**SET TASK:** Write the records below out again exactly as given, with no images.

**ENTRIES:**
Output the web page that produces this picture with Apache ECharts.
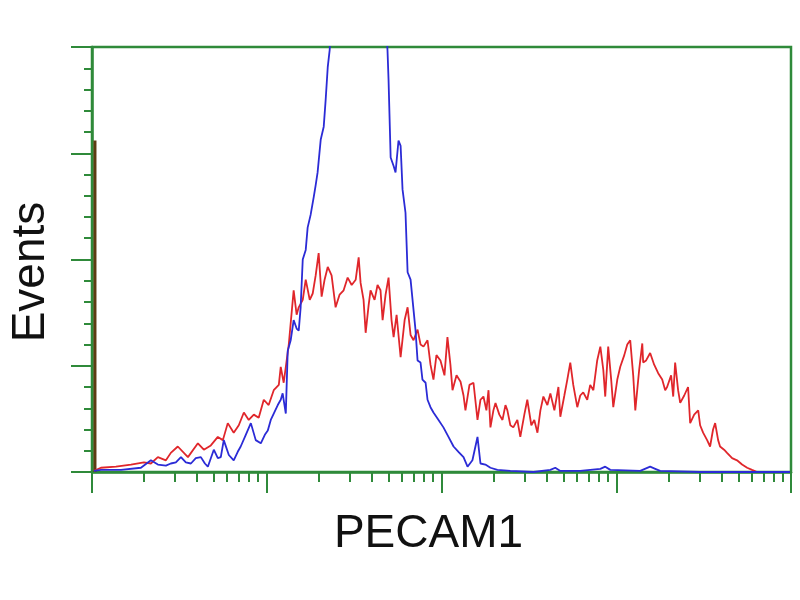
<!DOCTYPE html>
<html>
<head>
<meta charset="utf-8">
<script src="https://cdn.jsdelivr.net/npm/echarts@6/dist/echarts.min.js"></script>
<style>html,body{margin:0;padding:0;background:#fff;}#c{width:800px;height:600px;}</style>
</head>
<body>
<div id="c"></div>
<script>
// x values: log10 of PECAM1 fluorescence intensity (decades), y: events
const redX = [0.011,0.051,0.137,0.223,0.297,0.337,0.377,0.423,0.451,0.491,0.549,0.606,0.640,0.680,0.720,0.749,0.777,0.811,0.840,0.869,0.897,0.926,0.954,0.983,1.011,1.040,1.069,1.080,1.097,1.126,1.154,1.171,1.183,1.206,1.223,1.246,1.263,1.280,1.297,1.314,1.331,1.349,1.371,1.394,1.417,1.440,1.463,1.486,1.509,1.526,1.537,1.554,1.566,1.583,1.594,1.617,1.634,1.651,1.663,1.680,1.697,1.714,1.726,1.743,1.766,1.789,1.806,1.823,1.840,1.863,1.880,1.897,1.920,1.937,1.954,1.971,1.994,2.017,2.034,2.051,2.063,2.086,2.109,2.126,2.137,2.160,2.183,2.206,2.223,2.240,2.257,2.269,2.280,2.297,2.309,2.331,2.349,2.366,2.377,2.394,2.411,2.434,2.451,2.474,2.491,2.514,2.531,2.549,2.566,2.583,2.606,2.623,2.646,2.669,2.680,2.703,2.720,2.737,2.754,2.777,2.794,2.811,2.834,2.851,2.869,2.891,2.909,2.926,2.937,2.954,2.971,2.983,3.006,3.023,3.046,3.063,3.080,3.097,3.109,3.131,3.149,3.154,3.171,3.194,3.217,3.240,3.263,3.280,3.291,3.314,3.326,3.337,3.354,3.366,3.389,3.411,3.423,3.446,3.469,3.480,3.497,3.520,3.537,3.554,3.566,3.583,3.594,3.617,3.634,3.663,3.691,3.720,3.749,3.777,3.806,3.863,3.937,3.994];
const redY = [1,4,5,7,9,8,14,11,18,24,14,27,21,25,33,30,46,37,44,56,49,54,51,68,63,77,82,99,84,120,171,148,155,162,181,162,168,185,206,165,181,193,185,155,167,171,183,176,181,202,178,162,131,157,171,162,176,171,143,167,183,143,127,148,108,143,155,129,124,134,120,118,124,101,87,110,105,91,127,101,77,91,85,72,58,82,84,49,68,71,58,77,42,58,65,54,49,63,58,44,42,49,33,54,68,44,49,37,58,71,63,74,58,80,52,72,87,103,82,61,72,75,68,82,77,105,118,96,71,118,87,61,87,99,110,120,124,91,58,96,121,103,105,112,101,93,87,77,80,91,71,103,77,65,72,80,46,54,58,44,37,30,24,40,46,30,24,21,18,13,11,7,4,2,0,0,0,0];

const blueX = [0.011,0.051,0.166,0.280,0.337,0.377,0.423,0.451,0.480,0.509,0.537,0.566,0.594,0.623,0.646,0.663,0.697,0.720,0.737,0.754,0.783,0.811,0.834,0.851,0.880,0.909,0.937,0.966,0.989,1.006,1.023,1.040,1.063,1.080,1.091,1.109,1.120,1.137,1.154,1.171,1.183,1.194,1.206,1.223,1.234,1.251,1.269,1.280,1.291,1.309,1.326,1.337,1.349,1.360,1.371,1.423,1.480,1.537,1.594,1.651,1.680,1.691,1.697,1.709,1.726,1.737,1.754,1.766,1.777,1.794,1.806,1.823,1.834,1.851,1.863,1.880,1.891,1.909,1.920,1.937,1.954,1.983,2.011,2.040,2.069,2.097,2.126,2.149,2.177,2.206,2.223,2.251,2.280,2.320,2.394,2.526,2.623,2.651,2.680,2.794,2.909,2.937,2.966,3.137,3.194,3.223,3.251,3.480,3.994];
const blueY = [1,2,2,4,11,7,6,8,9,14,9,8,13,14,8,5,21,13,14,30,16,11,19,24,35,46,30,27,35,39,49,55,63,68,74,55,114,124,143,135,133,155,200,209,230,242,259,270,282,313,325,350,381,397,430,470,490,480,470,450,430,397,369,296,288,282,312,307,266,244,188,181,181,134,105,103,87,84,68,61,56,49,42,33,24,19,14,5,11,33,8,7,4,2,1,0,2,4,1,1,3,5,2,1,5,3,1,0,0];

const brownX = [0.017, 0.017];
const brownY = [0, 312];

const yMax = 400, yInterval = 100;
const xDecades = [0, 4];
const minorFactors = [2,3,4,5,6,7,8,9];

const GREEN = '#2f8a3a';
const minorTicks = [];
for (let d = xDecades[0]; d < xDecades[1]; d++) {
  minorFactors.forEach(k => minorTicks.push(d + Math.log10(k)));
}
const pair = (xs, ys) => xs.map((x, i) => [x, ys[i]]);

const grid = {left: 91, right: 9, top: 47, bottom: 128};
const chart = echarts.init(document.getElementById('c'), null, {renderer: 'canvas'});
chart.setOption({
  animation: false,
  backgroundColor: '#ffffff',
  grid: [
    Object.assign({show: true, borderColor: GREEN, borderWidth: 2.5, backgroundColor: 'transparent'}, grid),
    Object.assign({}, grid)
  ],
  xAxis: [
    {
      gridIndex: 0, type: 'value', min: xDecades[0], max: xDecades[1], interval: 1,
      name: 'PECAM1', nameLocation: 'middle', nameGap: 39,
      nameTextStyle: {fontFamily: 'Liberation Sans', fontSize: 46, color: '#111', padding: [0, 26, 0, 0]},
      axisLine: {show: true, lineStyle: {color: GREEN, width: 2.5}},
      axisTick: {show: true, length: 21, lineStyle: {color: GREEN, width: 2}},
      axisLabel: {show: false}, splitLine: {show: false}
    },
    {
      gridIndex: 1, type: 'value', min: xDecades[0], max: xDecades[1],
      axisLine: {show: false},
      axisTick: {show: true, length: 10, customValues: minorTicks, lineStyle: {color: GREEN, width: 2}},
      axisLabel: {show: false}, splitLine: {show: false}
    }
  ],
  yAxis: [
    {
      gridIndex: 0, type: 'value', min: 0, max: yMax, interval: yInterval,
      name: 'Events', nameLocation: 'middle', nameGap: 38, nameRotate: 90,
      nameTextStyle: {fontFamily: 'Liberation Sans', fontSize: 46, color: '#111', padding: [0, 25, 0, 0]},
      axisLine: {show: true, lineStyle: {color: GREEN, width: 2.5}},
      axisTick: {show: true, length: 21, lineStyle: {color: GREEN, width: 2}},
      minorTick: {show: true, splitNumber: 5, length: 8, lineStyle: {color: GREEN, width: 2}},
      axisLabel: {show: false}, splitLine: {show: false}
    },
    {
      gridIndex: 1, type: 'value', min: 0, max: yMax, show: false
    }
  ],
  series: [
    {
      name: 'Control', type: 'line', xAxisIndex: 0, yAxisIndex: 0,
      data: pair(brownX, brownY), showSymbol: false, symbol: 'none',
      lineStyle: {color: '#5e3b12', width: 3}
    },
    {
      name: 'PECAM1', type: 'line', xAxisIndex: 0, yAxisIndex: 0,
      data: pair(redX, redY), showSymbol: false, symbol: 'none',
      lineStyle: {color: '#e0262b', width: 1.8}
    },
    {
      name: 'Isotype', type: 'line', xAxisIndex: 0, yAxisIndex: 0,
      data: pair(blueX, blueY), showSymbol: false, symbol: 'none',
      lineStyle: {color: '#2b2bd6', width: 1.8}
    }
  ]
});
</script>
</body>
</html>
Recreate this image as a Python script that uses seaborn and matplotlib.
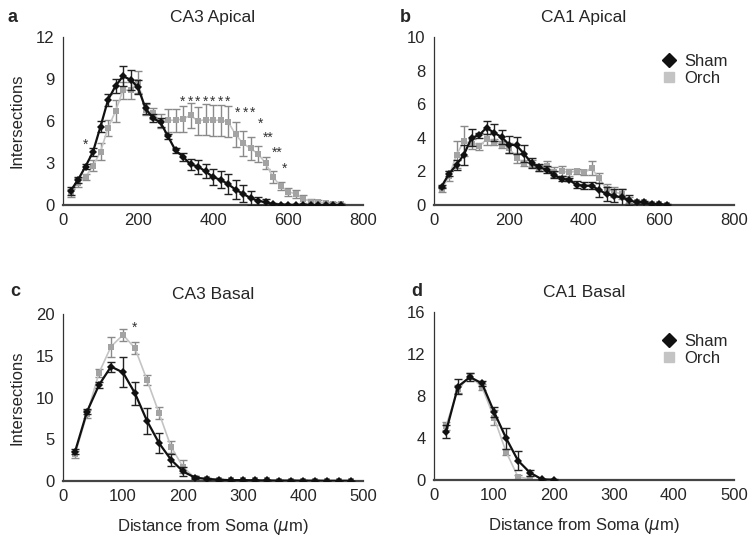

**RESPONSE TO THE EXERCISE:**
Output the web page that produces this picture with Apache ECharts.
<!DOCTYPE html>
<html>
<head>
<meta charset="utf-8">
<script src="https://cdn.jsdelivr.net/npm/echarts@6/dist/echarts.min.js"></script>
<style>html,body{margin:0;padding:0;background:#fff;}#c{width:800px;height:600px;}</style>
</head>
<body>
<div id="c"></div>
<script>
// x values: log10 of PECAM1 fluorescence intensity (decades), y: events
const redX = [0.011,0.051,0.137,0.223,0.297,0.337,0.377,0.423,0.451,0.491,0.549,0.606,0.640,0.680,0.720,0.749,0.777,0.811,0.840,0.869,0.897,0.926,0.954,0.983,1.011,1.040,1.069,1.080,1.097,1.126,1.154,1.171,1.183,1.206,1.223,1.246,1.263,1.280,1.297,1.314,1.331,1.349,1.371,1.394,1.417,1.440,1.463,1.486,1.509,1.526,1.537,1.554,1.566,1.583,1.594,1.617,1.634,1.651,1.663,1.680,1.697,1.714,1.726,1.743,1.766,1.789,1.806,1.823,1.840,1.863,1.880,1.897,1.920,1.937,1.954,1.971,1.994,2.017,2.034,2.051,2.063,2.086,2.109,2.126,2.137,2.160,2.183,2.206,2.223,2.240,2.257,2.269,2.280,2.297,2.309,2.331,2.349,2.366,2.377,2.394,2.411,2.434,2.451,2.474,2.491,2.514,2.531,2.549,2.566,2.583,2.606,2.623,2.646,2.669,2.680,2.703,2.720,2.737,2.754,2.777,2.794,2.811,2.834,2.851,2.869,2.891,2.909,2.926,2.937,2.954,2.971,2.983,3.006,3.023,3.046,3.063,3.080,3.097,3.109,3.131,3.149,3.154,3.171,3.194,3.217,3.240,3.263,3.280,3.291,3.314,3.326,3.337,3.354,3.366,3.389,3.411,3.423,3.446,3.469,3.480,3.497,3.520,3.537,3.554,3.566,3.583,3.594,3.617,3.634,3.663,3.691,3.720,3.749,3.777,3.806,3.863,3.937,3.994];
const redY = [1,4,5,7,9,8,14,11,18,24,14,27,21,25,33,30,46,37,44,56,49,54,51,68,63,77,82,99,84,120,171,148,155,162,181,162,168,185,206,165,181,193,185,155,167,171,183,176,181,202,178,162,131,157,171,162,176,171,143,167,183,143,127,148,108,143,155,129,124,134,120,118,124,101,87,110,105,91,127,101,77,91,85,72,58,82,84,49,68,71,58,77,42,58,65,54,49,63,58,44,42,49,33,54,68,44,49,37,58,71,63,74,58,80,52,72,87,103,82,61,72,75,68,82,77,105,118,96,71,118,87,61,87,99,110,120,124,91,58,96,121,103,105,112,101,93,87,77,80,91,71,103,77,65,72,80,46,54,58,44,37,30,24,40,46,30,24,21,18,13,11,7,4,2,0,0,0,0];

const blueX = [0.011,0.051,0.166,0.280,0.337,0.377,0.423,0.451,0.480,0.509,0.537,0.566,0.594,0.623,0.646,0.663,0.697,0.720,0.737,0.754,0.783,0.811,0.834,0.851,0.880,0.909,0.937,0.966,0.989,1.006,1.023,1.040,1.063,1.080,1.091,1.109,1.120,1.137,1.154,1.171,1.183,1.194,1.206,1.223,1.234,1.251,1.269,1.280,1.291,1.309,1.326,1.337,1.349,1.360,1.371,1.423,1.480,1.537,1.594,1.651,1.680,1.691,1.697,1.709,1.726,1.737,1.754,1.766,1.777,1.794,1.806,1.823,1.834,1.851,1.863,1.880,1.891,1.909,1.920,1.937,1.954,1.983,2.011,2.040,2.069,2.097,2.126,2.149,2.177,2.206,2.223,2.251,2.280,2.320,2.394,2.526,2.623,2.651,2.680,2.794,2.909,2.937,2.966,3.137,3.194,3.223,3.251,3.480,3.994];
const blueY = [1,2,2,4,11,7,6,8,9,14,9,8,13,14,8,5,21,13,14,30,16,11,19,24,35,46,30,27,35,39,49,55,63,68,74,55,114,124,143,135,133,155,200,209,230,242,259,270,282,313,325,350,381,397,430,470,490,480,470,450,430,397,369,296,288,282,312,307,266,244,188,181,181,134,105,103,87,84,68,61,56,49,42,33,24,19,14,5,11,33,8,7,4,2,1,0,2,4,1,1,3,5,2,1,5,3,1,0,0];

const brownX = [0.017, 0.017];
const brownY = [0, 312];

const yMax = 400, yInterval = 100;
const xDecades = [0, 4];
const minorFactors = [2,3,4,5,6,7,8,9];

const GREEN = '#2f8a3a';
const minorTicks = [];
for (let d = xDecades[0]; d < xDecades[1]; d++) {
  minorFactors.forEach(k => minorTicks.push(d + Math.log10(k)));
}
const pair = (xs, ys) => xs.map((x, i) => [x, ys[i]]);

const grid = {left: 91, right: 9, top: 47, bottom: 128};
const chart = echarts.init(document.getElementById('c'), null, {renderer: 'canvas'});
chart.setOption({
  animation: false,
  backgroundColor: '#ffffff',
  grid: [
    Object.assign({show: true, borderColor: GREEN, borderWidth: 2.5, backgroundColor: 'transparent'}, grid),
    Object.assign({}, grid)
  ],
  xAxis: [
    {
      gridIndex: 0, type: 'value', min: xDecades[0], max: xDecades[1], interval: 1,
      name: 'PECAM1', nameLocation: 'middle', nameGap: 39,
      nameTextStyle: {fontFamily: 'Liberation Sans', fontSize: 46, color: '#111', padding: [0, 26, 0, 0]},
      axisLine: {show: true, lineStyle: {color: GREEN, width: 2.5}},
      axisTick: {show: true, length: 21, lineStyle: {color: GREEN, width: 2}},
      axisLabel: {show: false}, splitLine: {show: false}
    },
    {
      gridIndex: 1, type: 'value', min: xDecades[0], max: xDecades[1],
      axisLine: {show: false},
      axisTick: {show: true, length: 10, customValues: minorTicks, lineStyle: {color: GREEN, width: 2}},
      axisLabel: {show: false}, splitLine: {show: false}
    }
  ],
  yAxis: [
    {
      gridIndex: 0, type: 'value', min: 0, max: yMax, interval: yInterval,
      name: 'Events', nameLocation: 'middle', nameGap: 38, nameRotate: 90,
      nameTextStyle: {fontFamily: 'Liberation Sans', fontSize: 46, color: '#111', padding: [0, 25, 0, 0]},
      axisLine: {show: true, lineStyle: {color: GREEN, width: 2.5}},
      axisTick: {show: true, length: 21, lineStyle: {color: GREEN, width: 2}},
      minorTick: {show: true, splitNumber: 5, length: 8, lineStyle: {color: GREEN, width: 2}},
      axisLabel: {show: false}, splitLine: {show: false}
    },
    {
      gridIndex: 1, type: 'value', min: 0, max: yMax, show: false
    }
  ],
  series: [
    {
      name: 'Control', type: 'line', xAxisIndex: 0, yAxisIndex: 0,
      data: pair(brownX, brownY), showSymbol: false, symbol: 'none',
      lineStyle: {color: '#5e3b12', width: 3}
    },
    {
      name: 'PECAM1', type: 'line', xAxisIndex: 0, yAxisIndex: 0,
      data: pair(redX, redY), showSymbol: false, symbol: 'none',
      lineStyle: {color: '#e0262b', width: 1.8}
    },
    {
      name: 'Isotype', type: 'line', xAxisIndex: 0, yAxisIndex: 0,
      data: pair(blueX, blueY), showSymbol: false, symbol: 'none',
      lineStyle: {color: '#2b2bd6', width: 1.8}
    }
  ]
});
</script>
</body>
</html>
Recreate this image as a Python script that uses seaborn and matplotlib.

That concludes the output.